Apps, Mobile & SMS

AllPlay Module: So You Can Control Your Audio Through The Internet Of Things

AllplayBy Eliot Van Buskirk of Evolver.fm.

This is the year many people will make a decision that will inform their lives for years: How they intend to play music wirelessly in their homes. There are a number of reasons this is coming to a head in 2014.

Add another to the list: the AllPlay platform from Qualcomm. These apps, devices, and services will all be able to talk to each other, so that you’ll be able to use your phone or anything else that can run apps to stream music straight to your speakers.

AllPlay is not something that you, the music fan, will buy directly.
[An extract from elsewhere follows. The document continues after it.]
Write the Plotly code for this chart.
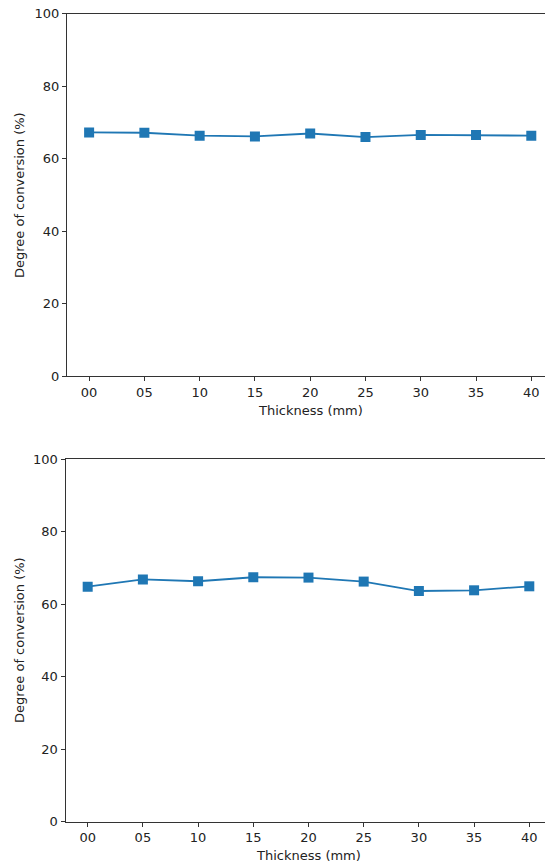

Instead, it’s an audio module “designed for use by audio equipment and accessories manufacturers, cloud music services and app developers.” Basically, they embed the module (in the case of hardware) or special software (in the case of an app or service), allowing everything to talk to each other.

“Altec Lansing, iHeartRadio, Panasonic Corporation and Rhapsody have committed to the commercial release of AllPlay-powered products this year,” reads the announcement. Qualcomm hopes other companies will release AllPlay stuff too, obviously (and Panasonic has already said it will — see below). But even if they don’t, AllPlay is compatible with the open-source (what a great idea!) AllJoyn protocol, so developers and manufacturers can add compatibility that way.
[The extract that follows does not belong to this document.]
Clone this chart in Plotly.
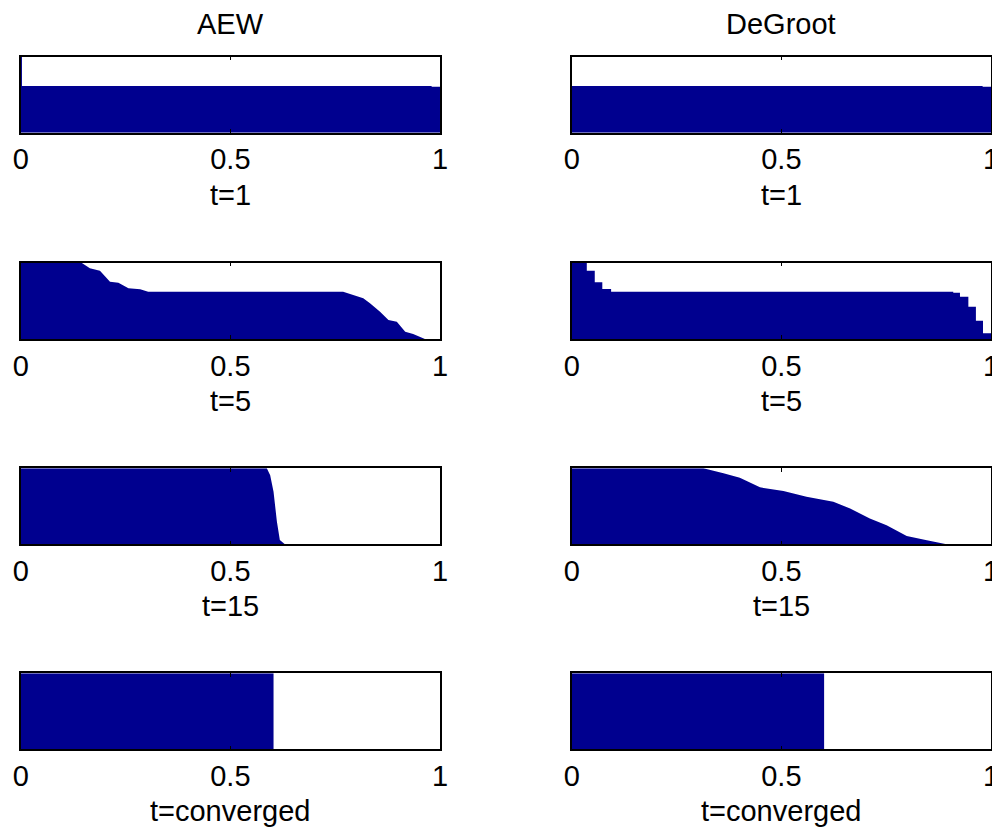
import plotly.graph_objects as go

OFF = 8  # page body margin the figure is drawn inside
W, H = 1000 - OFF, 833 - OFF
BLUE = "#00008F"
FONT = "Liberation Sans, Arial, Helvetica, sans-serif"

# ---- text ----
column_titles = ["AEW", "DeGroot"]
row_labels = ["t=1", "t=5", "t=15", "t=converged"]
tick_vals = [0, 0.5, 1]
tick_text = ["0", "0.5", "1"]

# ---- data (sorted opinion profile, x = fraction of agents) ----
aew_t1_x = [0, 0.003, 0.003, 0.98, 0.98, 1.0]
aew_t1_y = [1.0, 1.0, 0.614, 0.614, 0.604, 0.604]

degroot_t1_x = [0, 0.98, 0.98, 1.0]
degroot_t1_y = [0.614, 0.614, 0.604, 0.604]

aew_t5_x = [0, 0.145, 0.165, 0.189, 0.213, 0.233, 0.257, 0.285, 0.304, 0.769,
            0.793, 0.817, 0.833, 0.857, 0.877, 0.897, 0.917, 0.936, 0.964, 1.0]
aew_t5_y = [1.0, 1.0, 0.926, 0.895, 0.751, 0.738, 0.664, 0.651, 0.62, 0.62,
            0.577, 0.533, 0.468, 0.358, 0.249, 0.227, 0.096, 0.066, 0.0, 0.0]

degroot_t5_x = [0, 0.036, 0.055, 0.073, 0.094, 0.910, 0.926, 0.946, 0.964, 0.981, 1.0]
degroot_t5_y = [1.0, 0.895, 0.743, 0.655, 0.62, 0.607, 0.554, 0.423, 0.240, 0.075, 0.075]

aew_t15_x = [0, 0.587, 0.595, 0.603, 0.611, 0.618, 0.630, 1.0]
aew_t15_y = [1.0, 1.0, 0.91, 0.69, 0.30, 0.057, 0.0, 0.0]

degroot_t15_x = [0, 0.314, 0.362, 0.401, 0.449, 0.505, 0.56, 0.624, 0.664, 0.711,
                 0.751, 0.799, 0.847, 0.894, 1.0]
degroot_t15_y = [1.0, 1.0, 0.934, 0.877, 0.75, 0.70, 0.625, 0.559, 0.47, 0.34,
                 0.25, 0.11, 0.053, 0.0, 0.0]

aew_conv_x = [0, 0.603, 0.603, 1.0]
aew_conv_y = [1.0, 1.0, 0.0, 0.0]

degroot_conv_x = [0, 0.602, 0.602, 1.0]
degroot_conv_y = [1.0, 1.0, 0.0, 0.0]

panels = [
    [(aew_t1_x, aew_t1_y, "linear"), (degroot_t1_x, degroot_t1_y, "linear")],
    [(aew_t5_x, aew_t5_y, "linear"), (degroot_t5_x, degroot_t5_y, "hv")],
    [(aew_t15_x, aew_t15_y, "linear"), (degroot_t15_x, degroot_t15_y, "linear")],
    [(aew_conv_x, aew_conv_y, "linear"), (degroot_conv_x, degroot_conv_y, "linear")],
]

# ---- layout geometry (pixels on the page) ----
col_lr = [(20.7, 440.0), (571.7, 991.0)]
row_tb = [(56.7, 132.7), (262.7, 339.0), (468.3, 544.3), (673.3, 749.3)]
xlabel_gap = 62


def px_x(p):
    return (p - OFF) / W


def px_y(p):
    return 1 - (p - OFF) / H


fig = go.Figure()
layout = dict(
    width=W, height=H, margin=dict(l=0, r=0, t=0, b=0, pad=0),
    paper_bgcolor="white", plot_bgcolor="white", showlegend=False,
    font=dict(family=FONT, size=29, color="black"),
)
annotations = []

for r in range(4):
    for c in range(2):
        k = r * 2 + c + 1
        xs, ys, shape = panels[r][c]
        fig.add_trace(go.Scatter(
            x=xs, y=ys, mode="lines", fill="tozeroy", fillcolor=BLUE,
            line=dict(width=0, color=BLUE, shape=shape), hoverinfo="skip",
            xaxis=f"x{k}", yaxis=f"y{k}",
        ))
        l, rr = col_lr[c]
        t, b = row_tb[r]
        xname = "xaxis" if k == 1 else f"xaxis{k}"
        yname = "yaxis" if k == 1 else f"yaxis{k}"
        layout[xname] = dict(
            domain=[px_x(l), px_x(rr)], range=[0, 1], anchor=f"y{k}",
            tickvals=tick_vals, ticktext=tick_text, ticks="inside", ticklen=4,
            tickwidth=1, tickcolor="black", showline=True, linecolor="black",
            linewidth=1.5, mirror="ticks", showgrid=False, zeroline=False,
            tickfont=dict(size=29), ticklabelstandoff=0, fixedrange=True,
            automargin=False,
        )
        layout[yname] = dict(
            domain=[px_y(b), px_y(t)], range=[0, 1], anchor=f"x{k}",
            showticklabels=False, ticks="", showline=True, linecolor="black",
            linewidth=1.5, mirror=True, showgrid=False, zeroline=False,
            fixedrange=True, automargin=False,
        )
        annotations.append(dict(
            text=row_labels[r], xref="paper", yref="paper",
            x=px_x((l + rr) / 2), y=px_y(b + xlabel_gap),
            xanchor="center", yanchor="middle", showarrow=False,
            font=dict(size=29),
        ))

for c in range(2):
    l, rr = col_lr[c]
    annotations.append(dict(
        text=column_titles[c], xref="paper", yref="paper",
        x=px_x((l + rr) / 2), y=px_y(24), xanchor="center", yanchor="middle",
        showarrow=False, font=dict(size=29),
    ))

layout["annotations"] = annotations
fig.update_layout(**layout)
fig.write_html("out.html")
The open-source AllJoyn framework sounds like a great idea, in part because Apple’s AirPlay and Google’s Chromecast are proprietary solutions. (This has enabled Apple to charge $4 per set of AirPlay-compatible speakers, and helps each one keep users in their ecosystem.) Qualcomm says it supports AllJoyn for reasons of “secure, universal interoperability among devices and apps in support of the ever-developing Internet of Everything,” which sounds better than some proprietary protocol. After all, would “The Internet of Internets” ever have taken off if Apple or Google controlled http and other basic protocols?
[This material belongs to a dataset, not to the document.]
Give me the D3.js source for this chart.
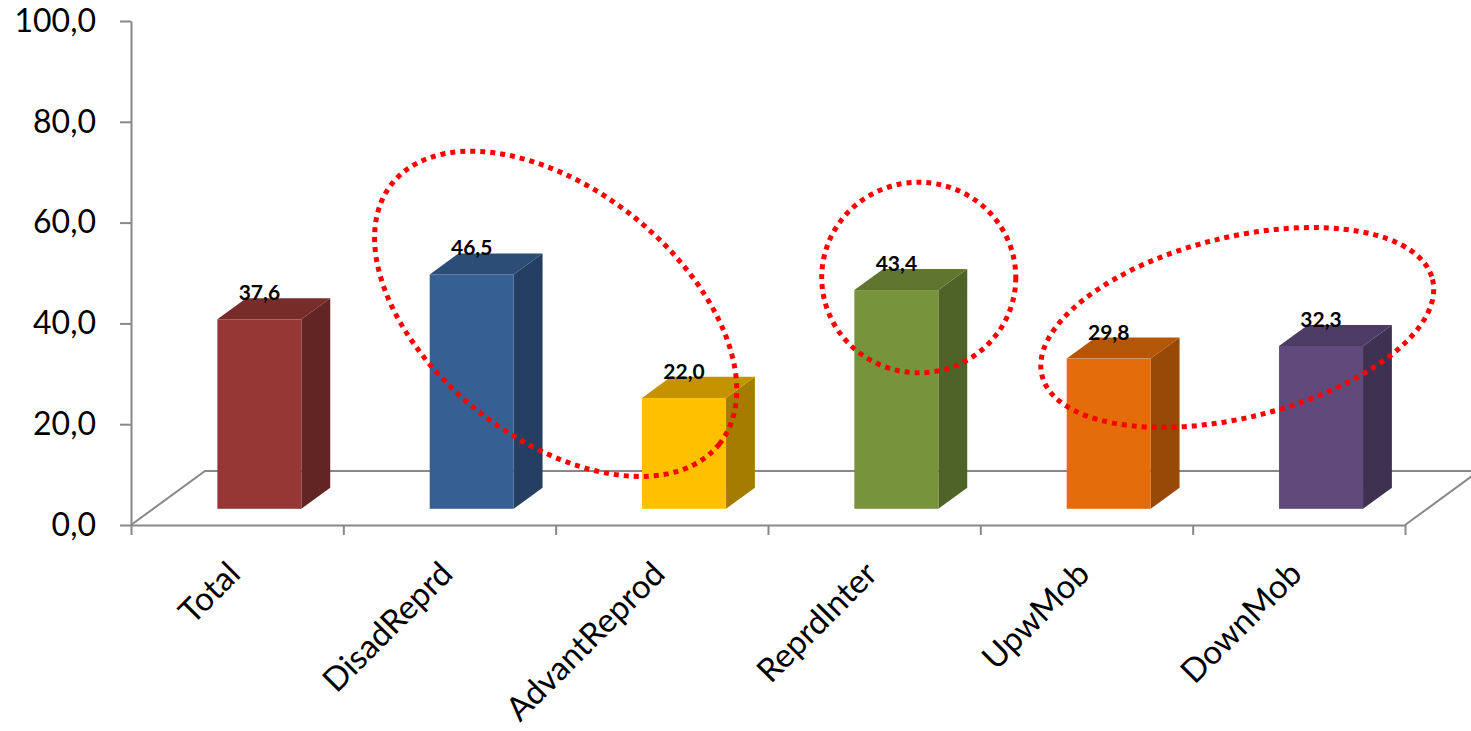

“Consumers don’t just buy one brand of audio equipment and in the past have had to swap components from various brands in and out of their stereo systems using wires and standard hardware connectors to achieve interoperability,” said Rob Chandhok, president of Qualcomm Interactive Platforms in a statement. ”But we live in a mobile and wireless world – AllPlay brings interoperability and freedom of component choice into the 21st century.”

“AllPlay allows us to bring the seamless whole home audio experience to the consumer mass market,” said added Panasonic vice president of consumer products Yukio Hirose. “This week at the Consumer Electronics Show, we will launch our first AllPlay-enabled products for consumers, and plan to unveil even more AllPlay-enabled products in the future.”

Okay, so, what about the sound quality? The module is beholden to your internet connection speed, which isn’t a problem for most of us anymore, as well as the codec and compression rate of whatever music service you’re using. After that, it’s all about how good the speakers are. So basically, there’s no reason that AllPlay devices can’t sound as good as any other digital source. Assuming enough developers and manufacturers get on board, music fans will now have an even wider range of choice for simple wireless music in the home.